A proposed extended-stay hotel in Gainesville isn’t being welcomed in the city, so far.

City planning staff is saying they’re OK with 5.5 acres at 400 Crescent Drive being annexed — but not for a 123-room Woodspring Signature Suites Extended Stay Hotel.

Crescent Drive, as it passes by the property, has no sidewalks or curbs and gutters, said Matt Tate, Gainesville’s deputy director for community and economic development.

“Our concern would be there is not really adequate pedestrian connectivity for an (extended-stay hotel),” he said.

The Gainesville Planning and Appeals Board went a step further at its meeting Tuesday, Jan. 14, denying WS Hotels LLC’s annexation request altogether. The board recommended the denial unanimously and without discussion.

The request now goes before the Gainesville City Council for a final vote.

“I don’t understand why there is such a big phobia (with extended-stay hotels),” Moe Hazni, representing WS Hotels, told the planning board. “We are not here to create problems. We are here to solve problems.”

“Most of our clients (stay) two weeks,” he said. “In order to fix (extended stay) problems, this is the answer. If you don’t allow a better extended stay to come into the market, all you’re doing is supporting the older ones to keep doing what they’re doing and they have no incentive or reason to change what they’re doing.”

If it’s ultimately approved, Woodspring would be Gainesville’s first new hotel since the city passed new rules governing hotels on Dec. 17, including restrictions on lengths of stays and record-keeping requirements.

Hotels are allowed to provide lodging in a room for up to 15 days, while guests at extended-stay hotels can stay for up to 30 days. Any hotel that has fixed cooking appliances or a kitchen in at least 5% of the rooms would be designated as extended-stay.
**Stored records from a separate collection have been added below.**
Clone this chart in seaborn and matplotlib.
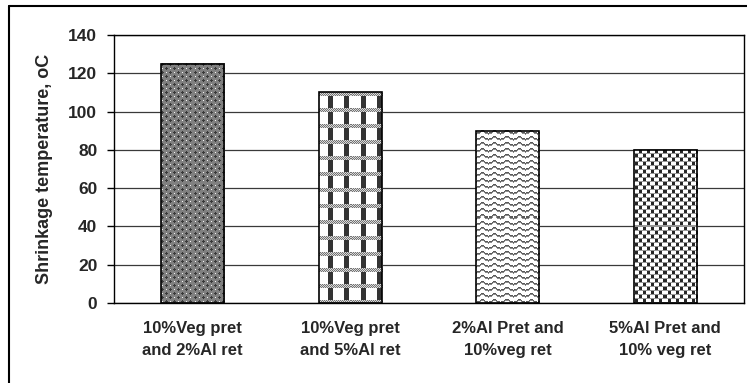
import matplotlib
matplotlib.use("Agg")
import matplotlib.pyplot as plt
from matplotlib.lines import Line2D
import seaborn as sns
import numpy as np

# data
categories = ["10%Veg pret\nand 2%Al ret", "10%Veg pret\nand 5%Al ret",
              "2%Al Pret and\n10%veg ret", "5%Al Pret and\n10% veg ret"]
temperatures = [125, 110, 90, 80]
y_ticks = [0, 20, 40, 60, 80, 100, 120, 140]


def tile_cross():
    t = np.full((8, 8), 0.5)
    for cy, cx in [(1, 1), (5, 5)]:
        t[cy, cx - 1:cx + 2] = 0.22
        t[cy - 1:cy + 2, cx] = 0.22
    t[1, 5] = 0.95
    t[5, 1] = 0.95
    return t


def tile_plaid():
    t = np.ones((16, 16))
    t[:, 9:14] = 0.2
    i, j = np.indices((4, 16))
    t[0:4, :] = np.where((i + j) % 2, 0.45, 0.85)
    return t


def tile_wave():
    t = np.ones((6, 12))
    for x in range(12):
        y = int(round(abs(x - 6) / 2.0))
        t[y, x] = 0.35
        t[min(y + 1, 5), x] = 0.55
    return t


def tile_spheres():
    t = np.ones((8, 8))
    t[0, :] = 0.6
    t[4, :] = 0.6
    t[1:4, 5:8] = 0.15
    t[5:8, 1:4] = 0.15
    return t


tiles = [tile_cross(), tile_plaid(), tile_wave(), tile_spheres()]

sns.set_style("white")
plt.rcParams["font.family"] = ["Liberation Sans", "DejaVu Sans"]
plt.rcParams["font.weight"] = "bold"

fig = plt.figure(figsize=(7.47, 3.83), dpi=100)
ax = fig.add_axes([0.1526, 0.2089, 0.8434, 0.6997])

sns.barplot(x=list(range(len(categories))), y=temperatures, width=0.4,
            color="white", edgecolor="black", linewidth=1.2, ax=ax)

ax.set_ylim(0, 140)
ax.set_xlim(-0.5, len(categories) - 0.5)
ax.set_yticks(y_ticks)
ax.set_yticklabels([str(v) for v in y_ticks], fontsize=12.5, fontweight="bold")
ax.set_xticks(range(len(categories)))
ax.set_xticklabels(categories, fontsize=12, fontweight="bold", linespacing=1.6)
ax.set_xticks(np.arange(-0.5, len(categories), 1.0), minor=True)
ax.tick_params(axis="x", which="major", length=0, pad=13)
ax.tick_params(axis="x", which="minor", length=5, width=1, direction="out", color="black")
ax.tick_params(axis="y", length=5, width=1, direction="out", color="black", pad=7, left=True)
ax.set_ylabel("Shrinkage temperature, oC", fontsize=13, fontweight="bold", labelpad=11)
ax.set_xlabel("")

ax.grid(axis="y", color="#3a3a3a", linewidth=0.9)
ax.grid(axis="x", visible=False)
ax.set_axisbelow(True)
for s in ax.spines.values():
    s.set_visible(True)
    s.set_color("black")
    s.set_linewidth(1.0)

# fill the bars with Excel-like textures
fig.canvas.draw()
for patch, tile in zip(ax.patches, tiles):
    bb = patch.get_window_extent()
    w, h = int(round(bb.width)), int(round(bb.height))
    reps = (h // tile.shape[0] + 1, w // tile.shape[1] + 1)
    tex = np.tile(tile, reps)[:h, :w]
    x0 = patch.get_x()
    ax.imshow(tex, extent=(x0, x0 + patch.get_width(), 0, patch.get_height()),
              cmap="gray", vmin=0, vmax=1, interpolation="nearest",
              aspect="auto", zorder=1.5)
    patch.set_facecolor("none")
    patch.set_zorder(2)

ax.set_xlim(-0.5, len(categories) - 0.5)
ax.set_ylim(0, 140)

# outer chart frame
fig.add_artist(Line2D([0.012, 0.012], [0, 0.984], color="black", lw=1.5))
fig.add_artist(Line2D([0.012, 1.0], [0.984, 0.984], color="black", lw=1.5))

fig.savefig("out.png", dpi=100)
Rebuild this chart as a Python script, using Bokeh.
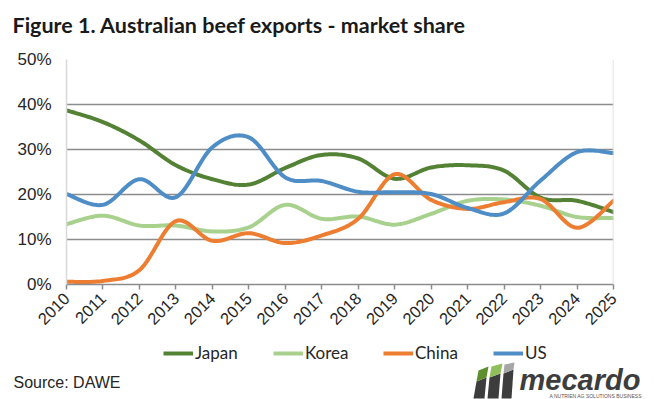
import numpy as np
from bokeh.plotting import figure
from bokeh.layouts import column
from bokeh.models import (FixedTicker, NumeralTickFormatter, Legend, LegendItem,
                          Label, Span, Range1d)
from bokeh.embed import file_html
from bokeh.resources import INLINE

years = list(range(2010, 2026))
japan = [38.7, 36.1, 32.0, 26.5, 23.4, 22.2, 25.9, 28.8, 28.0, 23.5, 26.0, 26.5, 25.3, 19.3, 18.6, 16.1]
korea = [13.4, 15.3, 13.1, 13.1, 11.8, 12.7, 17.7, 14.6, 15.1, 13.3, 15.7, 18.6, 18.9, 17.5, 15.0, 14.8]
china = [0.6, 0.8, 3.2, 14.1, 9.7, 11.4, 9.2, 10.9, 14.6, 24.5, 18.8, 16.8, 18.3, 19.0, 12.6, 18.6]
us = [20.1, 17.7, 23.4, 19.4, 30.5, 32.7, 23.8, 23.0, 20.6, 20.5, 20.1, 17.0, 15.8, 23.1, 29.4, 29.2]

series = [("Japan", japan, "#548235"), ("Korea", korea, "#A9D18E"),
          ("China", china, "#ED7D31"), ("US", us, "#4E8DC5")]

W = 654
H0, H1, H2 = 45, 295, 59      # title strip, chart, legend/source strip
L, R, T = 66, 41, 14
FH = 225
B = H1 - T - FH


def smooth(xs, ys, n=20):
    xs = np.asarray(xs, float)
    ys = np.asarray(ys, float) / 100.0
    N = len(xs)
    ox, oy = [], []
    for i in range(N - 1):
        a = i - 1 if i > 0 else i
        d = i + 2 if i + 2 < N else i + 1
        p0 = np.array([xs[i], ys[i]])
        p3 = np.array([xs[i + 1], ys[i + 1]])
        c1 = p0 + (np.array([xs[i + 1], ys[i + 1]]) - np.array([xs[a], ys[a]])) / 6
        c2 = p3 - (np.array([xs[d], ys[d]]) - np.array([xs[i], ys[i]])) / 6
        for t in np.linspace(0, 1, n, endpoint=False):
            pt = ((1 - t) ** 3) * p0 + 3 * ((1 - t) ** 2) * t * c1 + 3 * (1 - t) * t * t * c2 + t ** 3 * p3
            ox.append(pt[0]); oy.append(pt[1])
    ox.append(xs[-1]); oy.append(ys[-1])
    return ox, oy


def strip(h, y_top):
    f = figure(width=W, height=h, output_backend="svg", toolbar_location=None,
               x_range=Range1d(0, W), y_range=Range1d(y_top + h, y_top),
               x_axis_location=None, y_axis_location=None,
               min_border=0, min_border_left=0, min_border_right=0,
               min_border_top=0, min_border_bottom=0, frame_align=False)
    f.title.visible = False
    f.outline_line_color = None
    f.xgrid.visible = False
    f.ygrid.visible = False
    return f


# ---- title strip ----
p0 = strip(H0, 0)
p0.add_layout(Label(x=12, y=24, text="Figure 1. Australian beef exports - market share",
                    text_font="Lato", text_font_style="bold", text_font_size="21.5px",
                    text_color="#1a1a1a", text_baseline="middle"))

# ---- chart ----
p = figure(width=W, height=H1, output_backend="svg", toolbar_location=None,
           x_range=Range1d(2010, 2025), y_range=Range1d(0, 0.5), frame_align=False,
           min_border_left=L, min_border_right=R, min_border_top=T, min_border_bottom=B)
p.title.visible = False
p.outline_line_color = None

p.xgrid.grid_line_color = None
p.ygrid.grid_line_color = "#8c8c8c"
p.ygrid.grid_line_width = 1.5
p.ygrid.ticker = FixedTicker(ticks=[0.1, 0.2, 0.3, 0.4, 0.5])

ax = p.xaxis[0]
ax.ticker = FixedTicker(ticks=years)
ax.major_label_orientation = np.pi / 4
ax.major_tick_in = 0
ax.major_tick_out = 5
ax.minor_tick_line_color = None
ax.axis_line_color = "#8c8c8c"
ax.axis_line_width = 1.5
ax.major_tick_line_color = "#8c8c8c"
ax.major_tick_line_width = 1.5
ax.major_label_text_font = "Liberation Sans"
ax.major_label_text_font_size = "16.5px"
ax.major_label_text_color = "#262626"
ax.major_label_standoff = 6

ay = p.yaxis[0]
ay.ticker = FixedTicker(ticks=[0, 0.1, 0.2, 0.3, 0.4, 0.5])
ay.formatter = NumeralTickFormatter(format="0%")
ay.major_tick_in = 0
ay.major_tick_out = 0
ay.minor_tick_line_color = None
ay.axis_line_color = "#d9d9d9"
ay.axis_line_width = 1.5
ay.major_label_text_font = "Liberation Sans"
ay.major_label_text_font_size = "17px"
ay.major_label_text_color = "#262626"
ay.major_label_standoff = 15

p.add_layout(Span(location=2025, dimension="height", line_color="#d9d9d9", line_width=1.5))

for name, vals, col in series:
    sx, sy = smooth(years, vals)
    p.line(sx, sy, line_color=col, line_width=4, line_join="round", line_cap="round")

# ---- legend / source / logo strip ----
Y2 = H0 + H1
p2 = strip(H2, Y2)
items = []
for name, vals, col in series:
    r = p2.line([np.nan], [np.nan], line_color=col, line_width=4)
    items.append(LegendItem(label=name, renderers=[r]))
legend = Legend(items=items, orientation="horizontal", location=(163, (Y2 + H2) - 363),
                glyph_width=30, glyph_height=20, label_standoff=2, label_width=78,
                spacing=0, padding=0, margin=0, border_line_color=None,
                background_fill_alpha=0, label_text_font="Lato",
                label_text_font_size="17px", label_text_color="#262626")
p2.add_layout(legend)

p2.add_layout(Label(x=13, y=382, text="Source: DAWE", text_font="Liberation Sans",
                    text_font_size="16px", text_color="#262626", text_baseline="middle"))
p2.add_layout(Label(x=519, y=379, text="mecardo", text_font="Liberation Sans",
                    text_font_style="bold italic", text_font_size="29px",
                    text_color="#3d3d3d", text_baseline="middle"))
p2.add_layout(Label(x=549, y=395, text="A NUTRIEN AG SOLUTIONS BUSINESS",
                    text_font="Liberation Sans", text_font_size="5px",
                    text_color="#555555", text_baseline="middle"))

logo_xs = [[473, 476, 486, 484], [476, 478, 488, 486], [487, 489, 500, 498],
           [489, 491, 502, 500], [501, 503, 513, 511], [503, 504, 514, 513]]
logo_ys = [[398, 381, 377, 398], [381, 370, 366, 377], [398, 377, 373, 398],
           [377, 366, 363, 373], [398, 373, 369, 398], [373, 364, 362, 369]]
logo_cols = ["#3d3d3d", "#5d8f2f", "#3d3d3d", "#8fbf5a", "#3d3d3d", "#a6a6a6"]
p2.patches(logo_xs, logo_ys, fill_color=logo_cols, line_color=None)

layout = column(p0, p, p2, spacing=0)
open("out.html", "w").write(file_html(layout, INLINE))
City officials said the focus of the regulations — which drew public criticism — is public safety, and hotels being used as long-term living spaces can become a fire hazard.

Larry Bielski of Architex Construction Group asked the planning board to at least delay voting on WS Hotels’ request to “give us a chance to go back over the (city staff) recommendations, which have kind of caught us by surprise.”

WS Hotels has other plans for the site, as well.

The developer has said the property, which is off Jesse Jewell Parkway near Interstate 985, also would include a separate 7,500-square-foot retail building, possibly featuring a Dunkin Donuts.

Also, “believe it or not, we’ve been talking to Cracker Barrel, and Cracker Barrel loves this site,” Hazni said.